Former NASA head says mining oil sands will make climate change 'unsolvable'

Posted: May 24, 2013

Written by

Damian Carrington, London Guardian/ClimateWire
Tar sands

While visiting London, climate scientist James Hansen continued his efforts against the exploitation of Alberta's oil sands, saying that "oil from tar sands makes sense only for a small number of people who are making a lot of money from that product."

Last month, Hansen left his position at NASA to concentrate on raising awareness about climate change. In an interview with the London Guardian, the scientist said, "We are getting close to the dangerous level of carbon in the atmosphere, and if we add on to that unconventional fossil fuels, which have a tremendous amount of carbon, then the climate problem becomes unsolvable."

Joe Oliver, Canada's minister of natural resources, also visited London recently to lobby against the European Union's intention to penalize oil sources with high carbon footprints, such as Canada's oil sands -- removing oil from the sands produces four times the emissions per barrel of other oil sources.
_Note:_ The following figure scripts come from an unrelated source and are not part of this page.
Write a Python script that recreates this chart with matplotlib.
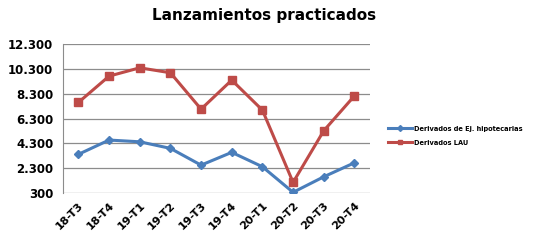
import matplotlib
matplotlib.use("Agg")
import matplotlib.pyplot as plt
import numpy as np

periodos = ["18-T3", "18-T4", "19-T1", "19-T2", "19-T3", "19-T4", "20-T1", "20-T2", "20-T3", "20-T4"]
hipotecarias = [3420, 4570, 4430, 3900, 2550, 3580, 2420, 360, 1610, 2740]
lau = [7600, 9720, 10390, 9990, 7060, 9400, 6980, 1160, 5320, 8130]
yticks = [300, 2300, 4300, 6300, 8300, 10300, 12300]

fig = plt.figure(figsize=(5.39, 2.45), dpi=100)
ax = fig.add_axes([0.117, 0.212, 0.569, 0.608])

x = np.arange(len(periodos))
ax.plot(x, hipotecarias, color="#4A7EBB", lw=2.2, marker="D", ms=4.5,
        label="Derivados de Ej. hipotecarias")
ax.plot(x, lau, color="#BE4B48", lw=2.2, marker="s", ms=6,
        label="Derivados LAU")

ax.set_xlim(-0.5, len(periodos) - 0.5)
ax.set_ylim(300, 12300)
ax.set_yticks(yticks)
ax.set_yticklabels([f"{v:,}".replace(",", ".") for v in yticks],
                   fontsize=8.5, fontweight="bold")
ax.set_xticks(x)
ax.set_xticklabels(periodos, rotation=45, ha="right", rotation_mode="anchor",
                   fontsize=8, fontweight="bold")
ax.tick_params(axis="y", length=0, pad=7)
ax.tick_params(axis="x", length=0, pad=5)
ax.grid(axis="y", color="#8c8c8c", lw=0.9)
ax.set_axisbelow(True)
for s in ["top", "right", "bottom"]:
    ax.spines[s].set_visible(False)
ax.spines["left"].set_color("#8c8c8c")

fig.text(0.49, 0.935, "Lanzamientos practicados", ha="center", va="center",
         fontsize=11, fontweight="bold")

leg = ax.legend(loc="center left", bbox_to_anchor=(1.06, 0.385), frameon=False,
                prop={"size": 4.8, "weight": "bold"}, handlelength=3.6,
                handletextpad=0.3, labelspacing=1.2, borderpad=0, borderaxespad=0)
for h in leg.get_lines():
    h.set_markersize(3)

fig.savefig("out.png", dpi=100)
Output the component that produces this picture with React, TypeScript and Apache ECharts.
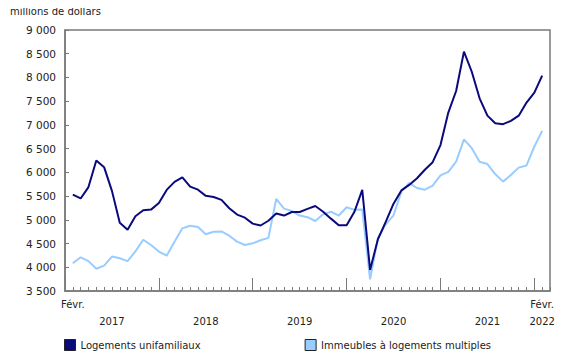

Oliver has called the European Union's plan "discriminatory to oil sands and not based on scientific facts."

But Hansen accused Canada's leaders of "acting as salesmen for those people who will gain from the profits of that industry."

"The thing we are facing overall is that the fossil fuel industry has so much money that they are buying off governments," he said. "Our democracies are seriously handicapped by the money that is driving decisions in Washington and other capitals."